Engineering in Layers: Tech Stack Modernization Without Overhead
If performance tuning addressed how well systems held under stress, modernization was about preparing them for what’s next. Rajiv approached this not as a rewrite mandate, but as an exercise in architectural layering. Frontends were upgraded behind feature toggles, shared UI primitives were abstracted into design tokens, and legacy modules were wrapped rather than rewritten.
“Modernization is less about reinvention and more about building quietly, in layers, so changes feel natural to users and intuitive for teams,” Rajiv, an editorial board member at a reputable journal, notes.
This effort to embed modernization into daily developer flow laid the groundwork for broader platform thinking. “We did not want modernization to be a disruption, we wanted it to be a rhythm teams could trust,” Rajiv shares. He helped architect collaboration models, ones that abstracted complexity while preserving autonomy, ultimately influencing how teams aligned on frontend state and permissioning at scale.
One of the most high-impact moves involved shifting to a monorepo structure with TypeScript enforcement and Azure-native CI/CD tooling. This enabled consistent linting, scalable test orchestration, and contract-based API integration. But the key insight was cultural, migrations were never imposed. Instead, refactoring was embedded into everyday tickets, giving engineers agency to modernize as they built.
Building What Matters: Collaboration Is the Real Architecture
Frontend systems succeed not just because of technical soundness, but because of cross-functional clarity. Rajiv’s strongest engineering contributions have emerged not from lone-wolf rewrites, but from upstream collaboration with design, product, and business partners. Architecture, in his philosophy, begins where silos end.

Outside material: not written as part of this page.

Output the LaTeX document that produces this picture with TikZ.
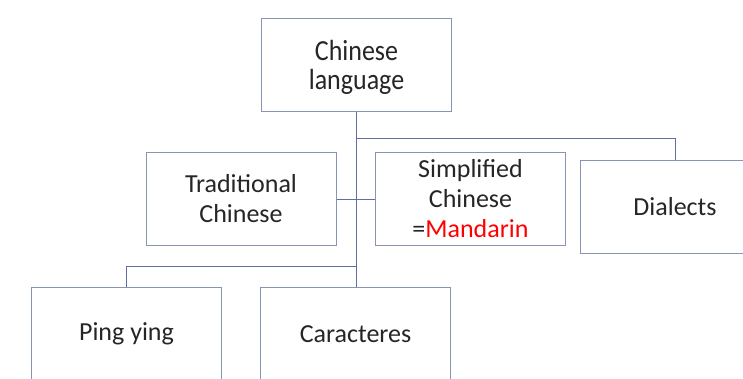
\documentclass[tikz,border=0pt]{standalone}
\usepackage{fontspec}
\setmainfont{Carlito}
\definecolor{boxline}{RGB}{135,148,180}
\definecolor{conn}{RGB}{95,110,160}
\definecolor{txt}{RGB}{38,38,38}
\begin{document}
\begin{tikzpicture}[x=1pt,y=-1pt,
  box/.style={draw=boxline, line width=1pt, fill=white, minimum width=190pt, minimum height=93pt,
    inner sep=0pt, align=center, text=txt, font=\fontsize{26}{30}\selectfont},
  lbl/.style={inner sep=0pt, align=center, text=txt, font=\fontsize{26}{29}\selectfont},
  link/.style={draw=conn, line width=1pt}]
\useasboundingbox (0,0) rectangle (743,378);
\clip (0,0) rectangle (743,378);
\node[box] (top) at (356.5,64.5) {};
\node[lbl] (toplbl) at ([yshift=-3pt]top.center) {\scalebox{1}[1.12]{Chinese}\\\scalebox{1}[1.12]{language}};
\node[box] (trad) at (241,199) {Traditional\\Chinese};
\node[box] (simp) at (470.5,199) {Simplified\\Chinese\\=\textcolor{red}{Mandarin}};
\node[box] (dia) at (675,206.5) {Dialects};
\node[box] (ping) at (126.5,334) {Ping ying};
\node[box] (car) at (355.5,334) {Caracteres};
\coordinate (j1) at (356,138);
\coordinate (j2) at (356,266);
\draw[link] (top.south -| j1) -- (car.north -| j1);
\draw[link] (j1) -| (dia.north);
\draw[link] (trad.east) -- (simp.west);
\draw[link] (j2) -| (ping.north);
\end{tikzpicture}
\end{document}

He sees architecture as a tool for coordination: it sets boundaries, yes, but more importantly, it enables mutual understanding. When product teams articulate outcomes clearly and designers understand component constraints, frontend engineers can build systems that are both durable and intuitive.
“We build for scale, not complexity. The real architecture is clarity, between teams, systems, and user outcomes,” he notes.
In an age where digital agreements and SaaS platforms serve millions, the frontend is no longer a surface layer. It is the interface to trust, the handshake of product credibility, and the engine of business velocity. True scale demands more than technical refinement. It requires teams to architect with intent, prioritize human-centered outcomes, and align engineering with experience. The systems that endure are those that embed clarity, resilience, and empathy into every layer of interaction.